● **Your instructions**
Without including any images, repeat the data exactly.

● **Data**
★ ★ ★

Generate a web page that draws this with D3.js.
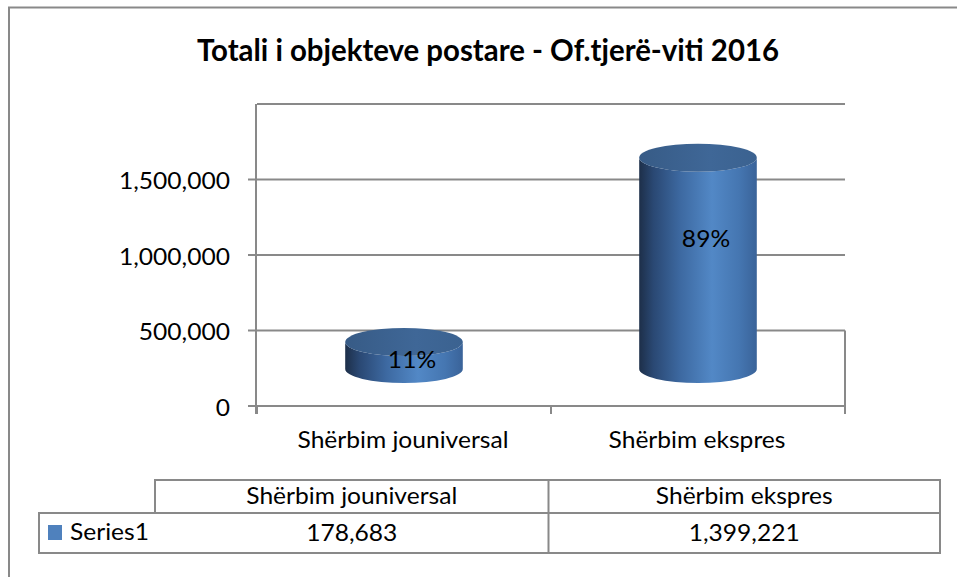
<!DOCTYPE html>
<html><head><meta charset="utf-8">
<script src="https://cdn.jsdelivr.net/npm/d3@7"></script>
<style>
body{margin:0;background:#fff}
svg{display:block}
text{font-family:Lato,"Open Sans",sans-serif;fill:#000}
</style>
</head><body>
<svg id="c" width="957" height="577"></svg>
<script>
// ---- data ----
const title = "Totali i objekteve postare - Of.tjerë-viti 2016";
const categories = ["Shërbim jouniversal", "Shërbim ekspres"];
const values = [178683, 1399221];
const seriesName = "Series1";
const yTicks = [0, 500000, 1000000, 1500000];
const yGrid = [0, 500000, 1000000, 1500000, 2000000];
const yMax = 2000000;

// ---- layout ----
const svg = d3.select("#c");
const W = 957, H = 577;
const plot = {left: 257, right: 845, top: 104, bottom: 406};
const depthShift = 37;      // 3D depth offset of bars vs back wall
const ry = 14;              // ellipse vertical radius
const grey = "#898989";
const fmt = d3.format(",");

const y = d3.scaleLinear().domain([0, yMax]).range([plot.bottom, plot.top]);
const x = d3.scaleBand().domain(categories).range([plot.left, plot.right]).padding(0);
const yBar = v => y(v) - depthShift;

// outer border (extends beyond the canvas on right / bottom)
svg.append("rect").attr("x", 9).attr("y", 7.5).attr("width", W + 20).attr("height", H + 20)
  .attr("fill", "none").attr("stroke", grey).attr("stroke-width", 2);

// defs: gradients
const defs = svg.append("defs");
const side = defs.append("linearGradient").attr("id", "side").attr("x1", 0).attr("x2", 1).attr("y1", 0).attr("y2", 0);
[[0, "#1d2f49"], [0.12, "#2a4873"], [0.35, "#3d69a1"], [0.62, "#5288c6"], [0.85, "#4576b1"], [1, "#3a6399"]]
  .forEach(([o, c]) => side.append("stop").attr("offset", o).attr("stop-color", c));
const topG = defs.append("linearGradient").attr("id", "topg").attr("x1", 0).attr("x2", 1).attr("y1", 0).attr("y2", 0);
[[0, "#375b86"], [0.6, "#3f6797"], [1, "#3b6290"]]
  .forEach(([o, c]) => topG.append("stop").attr("offset", o).attr("stop-color", c));

// gridlines (back wall)
svg.append("g").selectAll("line").data(yGrid).join("line")
  .attr("x1", plot.left).attr("x2", plot.right)
  .attr("y1", d => y(d)).attr("y2", d => y(d))
  .attr("stroke", grey).attr("stroke-width", 2);

// right wall edge near floor
svg.append("line").attr("x1", plot.right).attr("x2", plot.right)
  .attr("y1", y(500000)).attr("y2", y(0)).attr("stroke", grey).attr("stroke-width", 2);

// left axis line
svg.append("line").attr("x1", plot.left - 1).attr("x2", plot.left - 1)
  .attr("y1", plot.top).attr("y2", plot.bottom + 8).attr("stroke", grey).attr("stroke-width", 2);

// y ticks
svg.append("g").selectAll("line").data(yTicks).join("line")
  .attr("x1", plot.left - 9).attr("x2", plot.left)
  .attr("y1", d => y(d)).attr("y2", d => y(d))
  .attr("stroke", grey).attr("stroke-width", 2);

// category ticks
const edges = categories.map(c => x(c)).concat([plot.right]);
svg.append("g").selectAll("line").data(edges).join("line")
  .attr("x1", d => d).attr("x2", d => d)
  .attr("y1", plot.bottom).attr("y2", plot.bottom + 8)
  .attr("stroke", grey).attr("stroke-width", 2);

// cylinders
const total = d3.sum(values);
const barW = x.bandwidth() * 0.4;
const bars = svg.append("g").selectAll("g").data(categories.map((c, i) => ({c, v: values[i]}))).join("g");
bars.append("path")
  .attr("d", d => {
    const cx = x(d.c) + x.bandwidth() / 2, rx = barW / 2;
    const t = yBar(d.v), b = yBar(0);
    return `M${cx - rx},${t} L${cx - rx},${b} A${rx},${ry} 0 0 0 ${cx + rx},${b} L${cx + rx},${t} A${rx},${ry} 0 0 1 ${cx - rx},${t} Z`;
  })
  .attr("fill", "url(#side)");
bars.append("ellipse")
  .attr("cx", d => x(d.c) + x.bandwidth() / 2)
  .attr("cy", d => yBar(d.v))
  .attr("rx", barW / 2).attr("ry", ry)
  .attr("fill", "url(#topg)");

// ---- texts ----
const regSize = 23.5;
const allReg = [];

const lab = bars.append("text")
  .attr("x", d => x(d.c) + x.bandwidth() / 2 + 8)
  .attr("y", d => yBar(d.v * 0.66) + 17)
  .attr("text-anchor", "middle").attr("font-size", regSize)
  .text(d => Math.round(d.v / total * 100) + "%");
allReg.push(lab);

const yl = svg.append("g").selectAll("text").data(yTicks).join("text")
  .attr("x", 230).attr("y", d => y(d) + 9.5)
  .attr("text-anchor", "end").attr("font-size", regSize)
  .text(d => fmt(d));
allReg.push(yl);

const cl = svg.append("g").selectAll("text").data(categories).join("text")
  .attr("x", d => x(d) + x.bandwidth() / 2 - 1).attr("y", 448)
  .attr("text-anchor", "middle").attr("font-size", regSize)
  .text(d => d);
allReg.push(cl);

// data table
const tbl = {left: 39, c0: 155, top: 480, mid: 513, bottom: 553, right: 940};
const colEdges = [tbl.c0, (tbl.c0 + tbl.right) / 2 + 1, tbl.right];
const tg = svg.append("g").attr("fill", "none").attr("stroke", grey).attr("stroke-width", 2);
tg.append("rect").attr("x", tbl.c0).attr("y", tbl.top).attr("width", tbl.right - tbl.c0).attr("height", tbl.mid - tbl.top);
tg.append("rect").attr("x", tbl.left).attr("y", tbl.mid).attr("width", tbl.right - tbl.left).attr("height", tbl.bottom - tbl.mid);
tg.append("line").attr("x1", colEdges[1]).attr("x2", colEdges[1]).attr("y1", tbl.top).attr("y2", tbl.bottom);

const colC = categories.map((c, i) => (colEdges[i] + colEdges[i + 1]) / 2);
const th = svg.append("g").selectAll("text").data(categories).join("text")
  .attr("x", (d, i) => colC[i]).attr("y", 504)
  .attr("text-anchor", "middle").attr("font-size", regSize).text(d => d);
allReg.push(th);
const td = svg.append("g").selectAll("text").data(values).join("text")
  .attr("x", (d, i) => colC[i]).attr("y", 541)
  .attr("text-anchor", "middle").attr("font-size", regSize).text(d => fmt(d));
allReg.push(td);

svg.append("rect").attr("x", 48).attr("y", 525).attr("width", 14).attr("height", 15).attr("fill", "#4f81bd");
const sn = svg.append("text").attr("x", 70).attr("y", 540).attr("font-size", regSize).text(seriesName);
allReg.push(sn);

// width fitting to match the narrower original face
const refLen = cl.filter((d, i) => i === 0).node().getComputedTextLength();
const ratio = 211 / refLen;
allReg.forEach(sel => sel.each(function () {
  const l = this.getComputedTextLength();
  d3.select(this).attr("textLength", l * ratio).attr("lengthAdjust", "spacingAndGlyphs");
}));

// title
const tt = svg.append("text").attr("x", 488).attr("y", 61)
  .attr("text-anchor", "middle").attr("font-size", 30).attr("font-weight", "bold").text(title);
tt.attr("textLength", 582).attr("lengthAdjust", "spacingAndGlyphs");
</script>
</body></html>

★ ★ ★

● **Solved exercise**
Generate a web page that draws this with D3.js.
<!DOCTYPE html>
<html><head><meta charset="utf-8">
<script src="https://cdn.jsdelivr.net/npm/d3@7"></script>
<style>
body{margin:0;background:#fff}
svg{display:block}
text{font-family:Lato,"Open Sans",sans-serif;fill:#000}
</style>
</head><body>
<svg id="c" width="957" height="577"></svg>
<script>
// ---- data ----
const title = "Totali i objekteve postare - Of.tjerë-viti 2016";
const categories = ["Shërbim jouniversal", "Shërbim ekspres"];
const values = [178683, 1399221];
const seriesName = "Series1";
const yTicks = [0, 500000, 1000000, 1500000];
const yGrid = [0, 500000, 1000000, 1500000, 2000000];
const yMax = 2000000;

// ---- layout ----
const svg = d3.select("#c");
const W = 957, H = 577;
const plot = {left: 257, right: 845, top: 104, bottom: 406};
const depthShift = 37;      // 3D depth offset of bars vs back wall
const ry = 14;              // ellipse vertical radius
const grey = "#898989";
const fmt = d3.format(",");

const y = d3.scaleLinear().domain([0, yMax]).range([plot.bottom, plot.top]);
const x = d3.scaleBand().domain(categories).range([plot.left, plot.right]).padding(0);
const yBar = v => y(v) - depthShift;

// outer border (extends beyond the canvas on right / bottom)
svg.append("rect").attr("x", 9).attr("y", 7.5).attr("width", W + 20).attr("height", H + 20)
  .attr("fill", "none").attr("stroke", grey).attr("stroke-width", 2);

// defs: gradients
const defs = svg.append("defs");
const side = defs.append("linearGradient").attr("id", "side").attr("x1", 0).attr("x2", 1).attr("y1", 0).attr("y2", 0);
[[0, "#1d2f49"], [0.12, "#2a4873"], [0.35, "#3d69a1"], [0.62, "#5288c6"], [0.85, "#4576b1"], [1, "#3a6399"]]
  .forEach(([o, c]) => side.append("stop").attr("offset", o).attr("stop-color", c));
const topG = defs.append("linearGradient").attr("id", "topg").attr("x1", 0).attr("x2", 1).attr("y1", 0).attr("y2", 0);
[[0, "#375b86"], [0.6, "#3f6797"], [1, "#3b6290"]]
  .forEach(([o, c]) => topG.append("stop").attr("offset", o).attr("stop-color", c));

// gridlines (back wall)
svg.append("g").selectAll("line").data(yGrid).join("line")
  .attr("x1", plot.left).attr("x2", plot.right)
  .attr("y1", d => y(d)).attr("y2", d => y(d))
  .attr("stroke", grey).attr("stroke-width", 2);

// right wall edge near floor
svg.append("line").attr("x1", plot.right).attr("x2", plot.right)
  .attr("y1", y(500000)).attr("y2", y(0)).attr("stroke", grey).attr("stroke-width", 2);

// left axis line
svg.append("line").attr("x1", plot.left - 1).attr("x2", plot.left - 1)
  .attr("y1", plot.top).attr("y2", plot.bottom + 8).attr("stroke", grey).attr("stroke-width", 2);

// y ticks
svg.append("g").selectAll("line").data(yTicks).join("line")
  .attr("x1", plot.left - 9).attr("x2", plot.left)
  .attr("y1", d => y(d)).attr("y2", d => y(d))
  .attr("stroke", grey).attr("stroke-width", 2);

// category ticks
const edges = categories.map(c => x(c)).concat([plot.right]);
svg.append("g").selectAll("line").data(edges).join("line")
  .attr("x1", d => d).attr("x2", d => d)
  .attr("y1", plot.bottom).attr("y2", plot.bottom + 8)
  .attr("stroke", grey).attr("stroke-width", 2);

// cylinders
const total = d3.sum(values);
const barW = x.bandwidth() * 0.4;
const bars = svg.append("g").selectAll("g").data(categories.map((c, i) => ({c, v: values[i]}))).join("g");
bars.append("path")
  .attr("d", d => {
    const cx = x(d.c) + x.bandwidth() / 2, rx = barW / 2;
    const t = yBar(d.v), b = yBar(0);
    return `M${cx - rx},${t} L${cx - rx},${b} A${rx},${ry} 0 0 0 ${cx + rx},${b} L${cx + rx},${t} A${rx},${ry} 0 0 1 ${cx - rx},${t} Z`;
  })
  .attr("fill", "url(#side)");
bars.append("ellipse")
  .attr("cx", d => x(d.c) + x.bandwidth() / 2)
  .attr("cy", d => yBar(d.v))
  .attr("rx", barW / 2).attr("ry", ry)
  .attr("fill", "url(#topg)");

// ---- texts ----
const regSize = 23.5;
const allReg = [];

const lab = bars.append("text")
  .attr("x", d => x(d.c) + x.bandwidth() / 2 + 8)
  .attr("y", d => yBar(d.v * 0.66) + 17)
  .attr("text-anchor", "middle").attr("font-size", regSize)
  .text(d => Math.round(d.v / total * 100) + "%");
allReg.push(lab);

const yl = svg.append("g").selectAll("text").data(yTicks).join("text")
  .attr("x", 230).attr("y", d => y(d) + 9.5)
  .attr("text-anchor", "end").attr("font-size", regSize)
  .text(d => fmt(d));
allReg.push(yl);

const cl = svg.append("g").selectAll("text").data(categories).join("text")
  .attr("x", d => x(d) + x.bandwidth() / 2 - 1).attr("y", 448)
  .attr("text-anchor", "middle").attr("font-size", regSize)
  .text(d => d);
allReg.push(cl);

// data table
const tbl = {left: 39, c0: 155, top: 480, mid: 513, bottom: 553, right: 940};
const colEdges = [tbl.c0, (tbl.c0 + tbl.right) / 2 + 1, tbl.right];
const tg = svg.append("g").attr("fill", "none").attr("stroke", grey).attr("stroke-width", 2);
tg.append("rect").attr("x", tbl.c0).attr("y", tbl.top).attr("width", tbl.right - tbl.c0).attr("height", tbl.mid - tbl.top);
tg.append("rect").attr("x", tbl.left).attr("y", tbl.mid).attr("width", tbl.right - tbl.left).attr("height", tbl.bottom - tbl.mid);
tg.append("line").attr("x1", colEdges[1]).attr("x2", colEdges[1]).attr("y1", tbl.top).attr("y2", tbl.bottom);

const colC = categories.map((c, i) => (colEdges[i] + colEdges[i + 1]) / 2);
const th = svg.append("g").selectAll("text").data(categories).join("text")
  .attr("x", (d, i) => colC[i]).attr("y", 504)
  .attr("text-anchor", "middle").attr("font-size", regSize).text(d => d);
allReg.push(th);
const td = svg.append("g").selectAll("text").data(values).join("text")
  .attr("x", (d, i) => colC[i]).attr("y", 541)
  .attr("text-anchor", "middle").attr("font-size", regSize).text(d => fmt(d));
allReg.push(td);

svg.append("rect").attr("x", 48).attr("y", 525).attr("width", 14).attr("height", 15).attr("fill", "#4f81bd");
const sn = svg.append("text").attr("x", 70).attr("y", 540).attr("font-size", regSize).text(seriesName);
allReg.push(sn);

// width fitting to match the narrower original face
const refLen = cl.filter((d, i) => i === 0).node().getComputedTextLength();
const ratio = 211 / refLen;
allReg.forEach(sel => sel.each(function () {
  const l = this.getComputedTextLength();
  d3.select(this).attr("textLength", l * ratio).attr("lengthAdjust", "spacingAndGlyphs");
}));

// title
const tt = svg.append("text").attr("x", 488).attr("y", 61)
  .attr("text-anchor", "middle").attr("font-size", 30).attr("font-weight", "bold").text(title);
tt.attr("textLength", 582).attr("lengthAdjust", "spacingAndGlyphs");
</script>
</body></html>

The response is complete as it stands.